[Begin]
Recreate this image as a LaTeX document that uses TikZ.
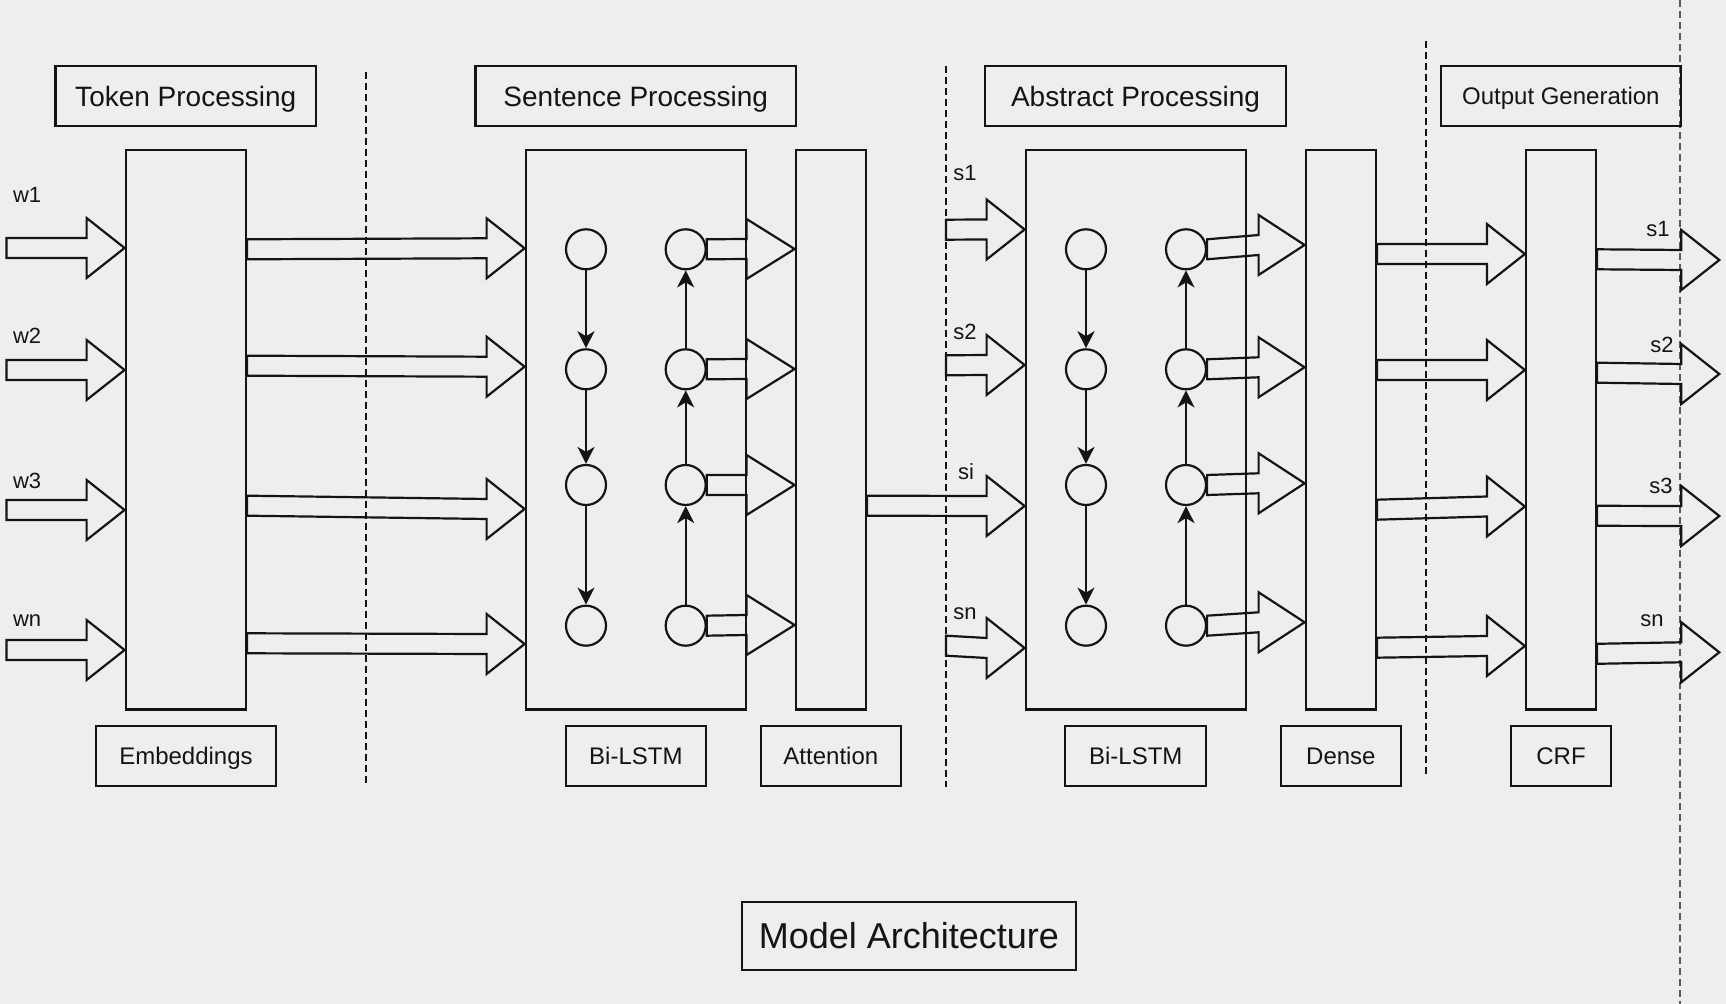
\documentclass[tikz,border=0pt]{standalone}
\usepackage{fontspec}
\setmainfont{Liberation Sans}
\usetikzlibrary{arrows.meta,calc}
\definecolor{bgc}{HTML}{EEEEEE}
\definecolor{ink}{HTML}{141414}

% hollow block arrow: [head length]{from}{to}
\newcommand{\fatarrow}[3][19pt]{%
  \draw[fat] let \p1=(#2), \p2=(#3) in
    (\x1,\y1+5pt) -- (\x2-#1,\y2+5pt) -- (\x2-#1,\y2+15pt) -- (\x2,\y2)
    -- (\x2-#1,\y2-15pt) -- (\x2-#1,\y2-5pt) -- (\x1,\y1-5pt) -- cycle;}

\begin{document}
\begin{tikzpicture}[
  x=0.5pt, y=-0.5pt,
  every node/.style={text=ink, align=center},
  box/.style={draw=ink, line width=1.1pt, inner sep=0pt},
  header/.style={box, minimum height=30pt, text depth=0pt, font=\fontsize{14}{17}\selectfont},
  tag/.style={box, minimum height=30pt, text depth=0pt, font=\fontsize{12}{14}\selectfont},
  layer/.style={box, minimum height=279.75pt},
  cell/.style={circle, draw=ink, line width=1.1pt, minimum size=20pt, inner sep=0pt},
  word/.style={inner sep=0pt, font=\fontsize{11}{13}\selectfont},
  flow/.style={-{Stealth[length=8.5pt,width=8.5pt,inset=2.5pt]}, draw=ink, line width=1.1pt},
  fat/.style={draw=ink, line width=1.1pt, line join=miter},
  split/.style={draw=ink, line width=0.9pt, dash pattern=on 3.5pt off 2pt}]

\fill[bgc] (0,0) rectangle (1726,1004);
\useasboundingbox (0,0) rectangle (1726,1004);

% Stage separators
\draw[split] (365.9,71.7) -- (365.9,786);
\draw[split] (945.7,66) -- (945.7,786.7);
\draw[split] (1426,40.7) -- (1426,775.7);
\draw[split, draw=ink!70] (1680,0) -- (1680,1004);

% Stage headers
\node[header, minimum width=130.25pt] (tokenHead) at (185.75,96) {Token Processing};
\node[header, minimum width=160.25pt] (sentHead) at (635.75,96) {Sentence Processing};
\node[header, minimum width=150.5pt] (absHead) at (1135.5,96) {Abstract Processing};
\node[header, minimum width=120.15pt, font=\fontsize{12}{14}\selectfont] (outHead) at (1560.85,96) {Output Generation};

% Layers
\node[layer, minimum width=60.15pt] (emb) at (185.85,429.75) {};
\node[layer, minimum width=110.15pt] (sentLstm) at (635.85,429.75) {};
\node[layer, minimum width=35.15pt] (att) at (830.85,429.75) {};
\node[layer, minimum width=110.15pt] (absLstm) at (1135.85,429.75) {};
\node[layer, minimum width=35.15pt] (dense) at (1340.85,429.75) {};
\node[layer, minimum width=35pt] (crf) at (1561,429.75) {};

% Layer names
\node[tag, minimum width=90.3pt] (embTag) at (186,756) {Embeddings};
\node[tag, minimum width=70.15pt] (sentTag) at (635.85,756) {Bi-LSTM};
\node[tag, minimum width=70.15pt] (attTag) at (830.85,756) {Attention};
\node[tag, minimum width=70.5pt] (absTag) at (1135.8,756) {Bi-LSTM};
\node[tag, minimum width=60.15pt] (denseTag) at (1340.85,756) {Dense};
\node[tag, minimum width=50.3pt] (crfTag) at (1561,756) {CRF};

\node[box, minimum width=167.3pt, minimum height=34.15pt, text depth=0pt, font=\fontsize{18}{21}\selectfont] (title) at (909,935.85) {Model Architecture};

% LSTM cells
\foreach \ry [count=\i] in {249.3,369.3,485,625.7} {
  \node[cell] (sf\i) at (586,\ry) {};
  \node[cell] (sb\i) at (685.7,\ry) {};
  \node[cell] (af\i) at (1086,\ry) {};
  \node[cell] (ab\i) at (1186,\ry) {};
}
\foreach \i/\j in {1/2,2/3,3/4} {
  \draw[flow] (sf\i) -- (sf\j);
  \draw[flow] (sb\j) -- (sb\i);
  \draw[flow] (af\i) -- (af\j);
  \draw[flow] (ab\j) -- (ab\i);
}

% Token inputs
\foreach \w/\ly/\ry [count=\i] in {w1/194.5/248, w2/335.7/370, w3/480.7/510, wn/620.7/650} {
  \node[word, anchor=west] (lbl\w) at (12.6,\ly) {\w};
  \coordinate (in\i) at (6.5,\ry);
  \fatarrow{in\i}{emb.west |- in\i}
}

% Embeddings to sentence Bi-LSTM
\foreach \a/\b in {249.3/248.3, 365.7/366.7, 505.7/509, 643.3/644} {
  \fatarrow{emb.east |- 0,\a}{sentLstm.west |- 0,\b}
}

% Sentence Bi-LSTM to attention
\foreach \ry [count=\i] in {249,369,485,625} {
  \fatarrow[24pt]{sb\i.east}{att.west |- 0,\ry}
}

% Sentence vectors into abstract Bi-LSTM
\fatarrow{att.east |- 0,505.7}{absLstm.west |- 0,506}
\node[word, anchor=west] (lblsi) at (957.7,472) {si};
\foreach \t/\ly/\a/\b [count=\i] in {s1/172.8/229.7/229.5, s2/332/365.3/365, sn/613.3/645.7/648} {
  \node[word, anchor=west] (lbl\t) at (953,\ly) {\t};
  \coordinate (sin\i) at (946,\a);
  \fatarrow{sin\i}{absLstm.west |- 0,\b}
}

% Abstract Bi-LSTM to dense
\foreach \ry [count=\i] in {245,367.3,483.3,622.3} {
  \fatarrow[23pt]{ab\i.east}{dense.west |- 0,\ry}
}

% Dense to CRF
\foreach \a/\b in {254/254, 370/370, 509.7/506.5, 647.7/646} {
  \fatarrow{dense.east |- 0,\a}{crf.west |- 0,\b}
}

% Outputs
\foreach \a/\b/\t/\ly/\lx [count=\i] in {259.3/260/s1/228.7/1670, 372.7/374/s2/345/1674, 515.8/516/s3/486/1673, 653.8/652.3/sn/620.7/1664} {
  \coordinate (out\i) at (1719.3,\b);
  \fatarrow{crf.east |- 0,\a}{out\i}
  \node[word, anchor=east] (lo\i) at (\lx,\ly) {\t};
}

\end{tikzpicture}
\end{document}
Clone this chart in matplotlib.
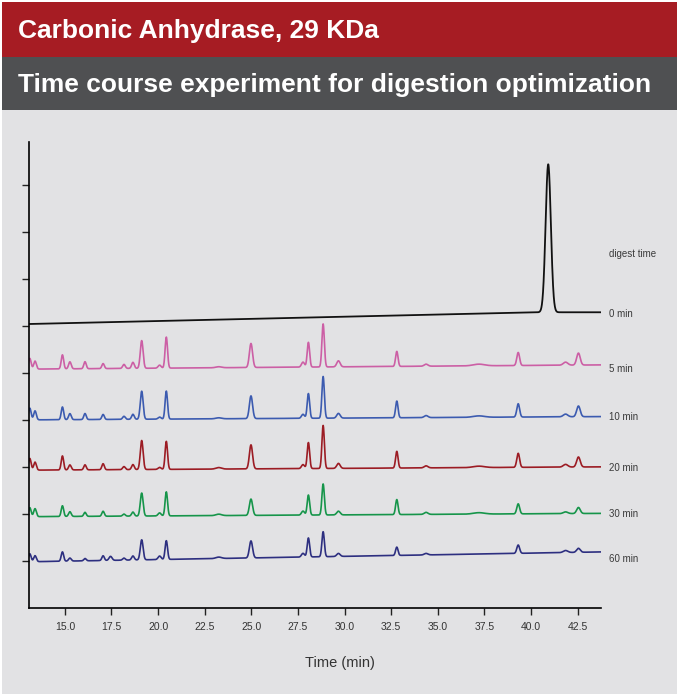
[End]
Given request →
Pull out every line containing "this".

Final result →
Recreate this image as a LaTeX document that uses TikZ.
Clone this chart in matplotlib.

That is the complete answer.